Perché le formule di apertura e di chiusura delle mail (o delle lettere) sono così importanti?
Perché servono a calibare la relazione che si avvia o a definire il contatto che si chiude.
Se ci si pensa ‘Caro collega…’, ‘Gentile insegnante …’, ‘Salve a tutti…’, ‘Buongiorno o Buon giorno…’ sono espressioni comuni, ma non sempre è facile scegliere quale usare.
Sono spesso in difficoltà quando devo scrivere poche righe rivolte alle insegnanti per giustificare un’assenza o fare una richiesta. Non so mai bene come aprire e come chiudere. ‘Distinti saluti…’ oppure ‘Cordialmente…’? ‘A presto’ o invece ‘Grazie e a risentirci’?
Naturalmente le formule di apertura e di chiusura sono molte (e credo) in certi settori codificate. Mi sembra che in ambito commerciale ci siano alcune formule che vengono suggerite o prescritte. Ed anche nella comunicazione di impronta burocratica ci sono repertori e indicazioni.

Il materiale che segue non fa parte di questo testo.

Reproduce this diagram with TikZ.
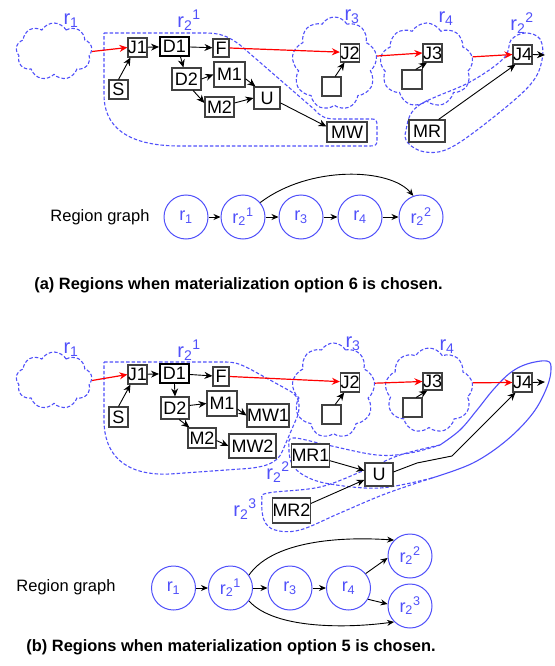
\documentclass[tikz,border=0pt]{standalone}
\usepackage{fontspec}
\setmainfont{Liberation Sans}
\usetikzlibrary{shapes.symbols,arrows.meta}
\definecolor{rblue}{RGB}{80,80,250}
\tikzset{
  bx/.style={draw=black!75, fill=white, line width=1.1pt, inner sep=0pt, font=\fontsize{18}{18}\selectfont, text height=12.9pt, text depth=0pt},
  thickbx/.style={bx, draw=black, line width=2pt},
  sz/.style 2 args={minimum width=#1pt, minimum height=#2pt},
  arr/.style={-{Stealth[length=8pt,width=7pt]}, line width=0.9pt, draw=black},
  rarr/.style={-{Stealth[length=8pt,width=7pt]}, line width=1.2pt, draw=red},
  reg/.style={draw=rblue, dash pattern=on 3.5pt off 2pt, line width=1.1pt},
  solreg/.style={draw=rblue, line width=1.1pt},
  cl/.style={cloud, cloud puffs=9, cloud puff arc=120, cloud ignores aspect, reg, inner sep=0pt},
  lab/.style={text=rblue, font=\fontsize{20}{20}\selectfont, inner sep=0pt},
  rc/.style={circle, draw=rblue, line width=1pt, minimum size=44pt, inner sep=0pt, text=rblue, font=\fontsize{18}{18}\selectfont},
  arrg/.style={-{Stealth[length=7pt,width=6pt]}, line width=0.9pt, draw=black},
  captext/.style={font=\bfseries\fontsize{16.4}{16.4}\selectfont, inner sep=0pt},
  rgtext/.style={font=\fontsize{16.5}{16.5}\selectfont, inner sep=0pt}
}
\begin{document}
\begin{tikzpicture}[x=1pt,y=-1pt]
\useasboundingbox (0,0) rectangle (554,666);

% ================= (a) =================
% regions
\draw[reg] (104,33) -- (205,33) .. controls (220,33) and (228,36) .. (240,45) -- (315,110) .. controls (320,116) and (325,119) .. (335,119) -- (372,119) .. controls (376,119) and (377,121) .. (377,125) -- (377,141) .. controls (377,145) and (375,146) .. (370,146) -- (180,146) .. controls (125,146) and (104,125) .. (104,95) -- cycle;
\draw[reg] plot[smooth cycle, tension=0.6] coordinates {(406,130) (418,106) (470,82) (504,58) (511,40) (525,33) (540,39) (542,60) (530,85) (490,120) (450,148) (425,152) (408,143)};
\node[cl, minimum width=76pt, minimum height=57pt] (C1a) at (54,51.5) {};
\node[cl, minimum width=85pt, minimum height=93pt] (C3a) at (334.5,63.5) {};
\node[cl, minimum width=93pt, minimum height=84pt] (C4a) at (426.5,65) {};

\node[lab] (L1a) at (71,21) {r\textsubscript{1}};
\node[lab] (L21a) at (189,20) {r\textsubscript{2}\textsuperscript{1}};
\node[lab] (L3a) at (352,17) {r\textsubscript{3}};
\node[lab] (L4a) at (446,19) {r\textsubscript{4}};
\node[lab] (L22a) at (522,23) {r\textsubscript{2}\textsuperscript{2}};

\node[bx, sz={19}{19}] (J1a) at (137.5,47.5) {J1};
\node[thickbx, sz={29}{19}] (D1a) at (174.5,46.5) {D1};
\node[bx, sz={16}{18}] (Fa) at (221,48) {F};
\node[bx, sz={19}{19}] (Sa) at (118.5,89.5) {S};
\node[bx, sz={29}{22}] (D2a) at (186.5,79) {D2};
\node[bx, sz={31}{25}] (M1a) at (229.5,74.5) {M1};
\node[bx, sz={29}{20}] (M2a) at (219.5,107) {M2};
\node[bx, sz={26}{22}] (Ua) at (267,98) {U};
\node[bx, sz={40}{20}] (MWa) at (347,132) {MW};
\node[bx, sz={18}{18}] (J2a) at (350,53) {J2};
\node[bx, sz={19}{19}] (E3a) at (331.5,86.5) {};
\node[bx, sz={19}{18}] (J3a) at (432.5,53) {J3};
\node[bx, sz={20}{19}] (E4a) at (412,79.5) {};
\node[bx, sz={19}{19}] (J4a) at (522.5,54.5) {J4};
\node[bx, sz={36}{22}] (MRa) at (427,131) {MR};
\coordinate (Oa) at (545,55);

\draw[rarr] (C1a.east) -- (J1a.west);
\draw[arr] (J1a) -- (D1a);
\draw[arr] (D1a) -- (Fa);
\draw[arr] (Sa.north) -- (J1a.235);
\draw[arr] (D1a.300) -- (D2a.105);
\draw[arr] (D2a.east) -- (M1a.west);
\draw[arr] (D2a.300) -- (M2a.165);
\draw[arr] (M1a.-15) -- (Ua.135);
\draw[arr] (M2a.15) -- (Ua.west);
\draw[arr] (Ua.-20) -- (MWa.165);
\draw[rarr] (Fa.east) -- (J2a.175);
\draw[arr] (E3a.70) -- (J2a.240);
\draw[rarr] (C3a.10) -- (J3a.west);
\draw[arr] (E4a.70) -- (J3a.240);
\draw[rarr] (C4a.10) -- (J4a.west);
\draw[arr] (MRa.45) -- (J4a.235);
\draw[arr] (J4a.east) -- (Oa);

% region graph (a)
\node[rgtext] (RGa) at (100,217) {Region graph};
\node[rc] (G1a) at (186,217) {r\textsubscript{1}};
\node[rc] (G21a) at (243,217) {r\textsubscript{2}\textsuperscript{1}};
\node[rc] (G3a) at (301,217) {r\textsubscript{3}};
\node[rc] (G4a) at (360,217) {r\textsubscript{4}};
\node[rc] (G22a) at (421,217) {r\textsubscript{2}\textsuperscript{2}};
\draw[arrg] (G1a) -- (G21a);
\draw[arrg] (G21a) -- (G3a);
\draw[arrg] (G3a) -- (G4a);
\draw[arrg] (G4a) -- (G22a);
\draw[arrg] (G21a.40) .. controls (310,165) and (390,168) .. (G22a.110);
\node[captext] (CapA) at (238.5,285) {(a) Regions when materialization option 6 is chosen.};

% ================= (b) =================
\draw[reg] (104,362) -- (225,362) .. controls (235,362) and (240,364) .. (250,369) -- (290,391) .. controls (300,397) and (300,405) .. (298,415) -- (282,452) .. controls (277,464) and (262,468) .. (240,469) -- (170,474) .. controls (125,476) and (104,455) .. (104,420) -- cycle;
% r2^2 and r2^3 (shared right part solid)
\draw[solreg] plot[smooth, tension=0.6] coordinates {(440,445) (460,430) (477,410) (493,390) (510,373) (527,364) (547,361) (551,369) (547,387) (533,413) (507,440) (473,463) (432,478)};
\draw[reg] plot[smooth, tension=0.6] coordinates {(432,478) (380,488) (330,484) (305,476) (292,464) (289,448) (293,438) (327,445) (377,455) (410,453) (440,445)};
\draw[reg] plot[smooth, tension=0.6] coordinates {(432,478) (385,494) (340,513) (300,530) (275,530) (264,520) (262,500) (268,493) (320,487) (365,470) (400,455) (440,445)};
\node[cl, minimum width=76pt, minimum height=57pt] (C1b) at (54,380.5) {};
\node[cl, minimum width=83pt, minimum height=95pt] (C3b) at (333.5,390.5) {};
\node[cl, minimum width=88pt, minimum height=85pt] (C4b) at (429,390.5) {};

\node[lab] (L1b) at (71,350) {r\textsubscript{1}};
\node[lab] (L21b) at (189,350) {r\textsubscript{2}\textsuperscript{1}};
\node[lab] (L3b) at (353,344) {r\textsubscript{3}};
\node[lab] (L4b) at (447,347) {r\textsubscript{4}};
\node[lab] (L22b) at (278,472) {r\textsubscript{2}\textsuperscript{2}};
\node[lab] (L23b) at (245,509) {r\textsubscript{2}\textsuperscript{3}};

\node[bx, sz={19}{19}] (J1b) at (137.5,374.5) {J1};
\node[thickbx, sz={29}{19}] (D1b) at (174.5,373.5) {D1};
\node[bx, sz={16}{19}] (Fb) at (221,376.5) {F};
\node[bx, sz={19}{20}] (Sb) at (118.5,417) {S};
\node[bx, sz={28}{22}] (D2b) at (175,408) {D2};
\node[bx, sz={30}{25}] (M1b) at (222,403.5) {M1};
\node[bx, sz={40}{23}] (MW1b) at (268,415.5) {MW1};
\node[bx, sz={28}{20}] (M2b) at (202,438) {M2};
\node[bx, sz={47}{24}] (MW2b) at (252.5,446) {MW2};
\node[bx, sz={18}{19}] (J2b) at (350,382.5) {J2};
\node[bx, sz={19}{19}] (E3b) at (331.5,414.5) {};
\node[bx, sz={19}{17}] (J3b) at (432.5,381.5) {J3};
\node[bx, sz={19}{19}] (E4b) at (412.5,407.5) {};
\node[bx, sz={19}{19}] (J4b) at (522.5,382.5) {J4};
\node[bx, sz={37}{23}] (MR1b) at (310.5,455.5) {MR1};
\node[bx, sz={28}{23}] (Ub) at (379,474.5) {U};
\node[bx, sz={37}{25}] (MR2b) at (291.5,510.5) {MR2};
\coordinate (Ob) at (545,382);
\coordinate (W1) at (417,463);
\coordinate (W2) at (452,456);

\draw[rarr] (C1b.east) -- (J1b.west);
\draw[arr] (J1b) -- (D1b);
\draw[arr] (D1b) -- (Fb);
\draw[arr] (Sb.north) -- (J1b.235);
\draw[arr] (D1b.south) -- (D2b.north);
\draw[arr] (D2b.10) -- (M1b.west);
\draw[arr] (D2b.290) -- (M2b.140);
\draw[arr] (M1b.-20) -- (MW1b.west);
\draw[arr] (M2b.-10) -- (MW2b.west);
\draw[rarr] (Fb.east) -- (J2b.175);
\draw[arr] (E3b.70) -- (J2b.240);
\draw[rarr] (C3b.10) -- (J3b.west);
\draw[arr] (E4b.70) -- (J3b.240);
\draw[rarr] (C4b.10) -- (J4b.west);
\draw[arr] (MR1b.-15) -- (Ub.165);
\draw[arr] (MR2b.20) -- (Ub.200);
\draw[arr] (Ub.10) -- (W1) -- (W2) -- (J4b.235);
\draw[arr] (J4b.east) -- (Ob);

% region graph (b)
\node[rgtext] (RGb) at (66,587) {Region graph};
\node[rc] (G1b) at (173.5,588) {r\textsubscript{1}};
\node[rc] (G21b) at (230.5,588) {r\textsubscript{2}\textsuperscript{1}};
\node[rc] (G3b) at (290,588) {r\textsubscript{3}};
\node[rc] (G4b) at (348.5,588) {r\textsubscript{4}};
\node[rc] (G22b) at (410,556) {r\textsubscript{2}\textsuperscript{2}};
\node[rc] (G23b) at (410,606) {r\textsubscript{2}\textsuperscript{3}};
\draw[arrg] (G1b) -- (G21b);
\draw[arrg] (G21b) -- (G3b);
\draw[arrg] (G3b) -- (G4b);
\draw[arrg] (G4b.40) -- (G22b.185);
\draw[arrg] (G4b.-30) -- (G23b.175);
\draw[arrg] (G21b.35) .. controls (275,538) and (350,537) .. (G22b.135);
\draw[arrg] (G21b.-35) .. controls (275,630) and (350,628) .. (G23b.225);
\node[captext] (CapB) at (231,647) {(b) Regions when materialization option 5 is chosen.};
\end{tikzpicture}
\end{document}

In ogni caso sono interessato a fare una sorta di ricognizione. Se qualcuno dà un contributo attraverso i commenti mi impegno a sistemare le indicazioni e a rimetterle a disposizione di tutti/e. Sarebbe interessante non solo segnalare questa o quella formula, ma provare anche a dire perché la si sceglie, in quale occasione, alla ricerca di quale effetto… Per la verità è anche interessante raccogliere quali formule troviamo irritanti, fastidiose, inutili, fuori luogo e perché. (E se qualcuno/a mette in circolo anche indicazioni bibliografiche o sitografiche gliene saremo grati:-)
Ma il punto rimane… perché sono così importanti queste brevi espressioni che mettiamo all’inizio e alla fine delle mail? Secondo me funzionano come ‘connettori relazionali’. Dicono cioè a chi si parla (a chi si scrive) che tipo di contatto si intende tenere nel corso della conversazione o come si intende lasciarsi (e rimanere in contatto). Non è poca cosa avere dispositivi che orientano il nostro comportamento, lo precisano, lo chiariscono, ci consentono di sintonizzarci con l’altro al di là dello schermo. Si tratterebbe dunque di segnalatori: ci danno il via libera sul tono da tenere nei rapporti, e lasciandoci, stabiliscono (stabilizzano) il distacco.
Quando ci si parla di persona, questa funzione di regolazione è svolta dai movimenti del corpo, dai gesti, dagli sguardi, dalla mimica (dal sorriso o dal modo serio e compreso). Quando ci si scrive, si ricorre a formule. A volte inutilmente stereotipate, ma non per questo meno comunicative. Possono infatti segnalare poco interesse per la comunicazione (lo sappiamo tutti: non si può non comunicare), una certa superficialità, o semplicemente indicare che siamo spaesati e non sappiamo come comportarci a modo nello specifico frangente.
Aggiungo un aspetto che davvero mi interessa. Poiché le organizzazioni nelle quali lavoriamo, in modo sempre più consistente funzionano anche grazie a flussi ininterrotti di scambi di testi scritti, qualsiasi dispositivo che aiuta a collegare e a scollegare i contatti è essenziale per quello che dopo accadrà. Se non si curano i meccanismi di ‘attracco’ e le procedure che consentono di ‘salpare’, i bastimenti carichi di parole che arrivano e che partono rischiano di entrare male in porto e urtare il molo, o di partire senza avere chiuso i boccaporti e mollato gli ormeggi.
Ecco ho cercato di spiegare perché sono ‘attratto’ dalle formule di apertura e di chiusura di e-mail, sms, lettere, comunicazioni su diari scolastici e su diari delle consegne, appunti e post-it, biglietti di auguri, di saluto, di arrivederci e di addio, di benvenuto.
E adesso mi si pone il problema di salutare: come si chiude un post?